Atreverse a decir que el programa económico y laboral del PSOE es de derechas, y de derecha neoliberal además, acotado e inspirado por un dogma tirando a extremista (como lo eran Thatcher o Reagan), y que no puede ser asumido por un partido progresista que defienda los intereses de la mayoría social o que pretenda una política socialdemócrata, es atreverse a decir, como el palafrenero negro en el Conde Lucanor que el rey está en pelotas.
Todas las posiciones políticas son respetables en democracia. Lo más indigesto es el simulacro, la mentira, que se diga una cosa y se haga la contraría, que se utilicen las etiquetas como un disfraz o una máscara.
La idea más extendida por los medios estos días es que lo que ha fracasado (una vez más) es el pacto de la «izquierda» consigo misma, fiel a una inercia autodestructiva que resulta ser ya una fatalidad histórica.
Otros -los menos- ven en este fracaso, hartos ya de tanto simulacro, la confirmación de sus peores augurios: la derecha económica ha alcanzado tal poder en nuestro país que independientemente de lo que digan las urnas siempre impondrán la política que ellos dicten.
En este sentido, la «izquierda» ha fracasado pero el PSOE y la CEOE no. Dicho esto sin ánimo de discordia, sino de clarificación. «Financial Times pide a Cs que pacte un gobierno con el PSOE», dice la noticia.
El pensamiento único de la nueva-vieja derecha es tan único y egoísta que da grima. Tras la votación y tras constatarse el fracaso buscado desde el principio por una de las partes, los representantes del PSOE sonreían ¿Por qué? ¿Que les causaba contento? Solo les bastó decir: «misión cumplida».

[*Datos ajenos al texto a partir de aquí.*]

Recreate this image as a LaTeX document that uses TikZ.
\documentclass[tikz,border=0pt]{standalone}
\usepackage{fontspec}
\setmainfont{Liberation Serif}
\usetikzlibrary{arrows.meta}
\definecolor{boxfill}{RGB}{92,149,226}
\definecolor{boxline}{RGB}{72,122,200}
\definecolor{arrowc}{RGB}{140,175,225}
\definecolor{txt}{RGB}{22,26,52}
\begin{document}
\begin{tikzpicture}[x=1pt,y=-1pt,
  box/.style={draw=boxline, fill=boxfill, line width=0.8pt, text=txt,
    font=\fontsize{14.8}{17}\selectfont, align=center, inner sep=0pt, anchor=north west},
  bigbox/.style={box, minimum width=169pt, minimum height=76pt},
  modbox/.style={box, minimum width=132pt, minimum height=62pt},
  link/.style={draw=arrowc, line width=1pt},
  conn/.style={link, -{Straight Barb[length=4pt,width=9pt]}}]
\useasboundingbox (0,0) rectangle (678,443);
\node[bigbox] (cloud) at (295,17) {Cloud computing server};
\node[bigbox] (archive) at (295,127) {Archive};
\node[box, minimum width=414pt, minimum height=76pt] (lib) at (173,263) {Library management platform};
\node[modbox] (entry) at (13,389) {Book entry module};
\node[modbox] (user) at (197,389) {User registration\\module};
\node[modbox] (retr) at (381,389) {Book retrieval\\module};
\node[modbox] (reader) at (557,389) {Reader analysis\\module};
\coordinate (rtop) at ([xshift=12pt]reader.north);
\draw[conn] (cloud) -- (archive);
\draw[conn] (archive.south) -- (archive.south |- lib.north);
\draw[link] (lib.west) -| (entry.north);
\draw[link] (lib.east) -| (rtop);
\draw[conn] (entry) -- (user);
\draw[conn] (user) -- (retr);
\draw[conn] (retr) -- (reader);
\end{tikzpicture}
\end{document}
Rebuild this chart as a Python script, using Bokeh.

Analicemos también esta otra frase (real) de un artículo de El País:
«En una democracia capitalista, los socialistas no pueden meter en un Gobierno nacional a la extrema izquierda», que se refiere a los problemas y obstáculos (vetos) de la reciente investidura fallida entre PSOE y PODEMOS en nuestro país.
Corregida la distorsión y el simulacro habitual del idioma oficial, donde dice «socialistas» debemos entender «neoliberales» (del PSOE), y donde dice «extrema izquierda» debemos entender que se refiere a la socialdemocracia de nuestro país (PODEMOS).
El simulacro empieza por el lenguaje.
El factor corrector que hemos utilizado consiste en colocarse en el esquema mental y político previo a la involución reaccionaria (y extremista) de los años ochenta, la protagonizada por Reagan y Thatcher, que efectivamente eran extremistas (en más de un sentido). Es decir, para esa corrección del idioma del simulacro, hemos utilizado el lenguaje ordinario del «pacto social» posterior al fin de la segunda guerra mundial.
Pero más allá de la terminología del simulacro, en esta frase debe preocuparnos el sentido último.
Será «capitalista» el veto que pretende «normalizar», pero no «democrático».
Luego esa «democracia capitalista» tendrá más de lo segundo que de lo primero, aspirando quizás con ello a un modelo prochino, que aunque no democrático recibe todas las bendiciones de nuestros liberales a la violeta (capitalistas y radicales a secas).
¿Acaso ponen algún empeño en vetar esa dictadura?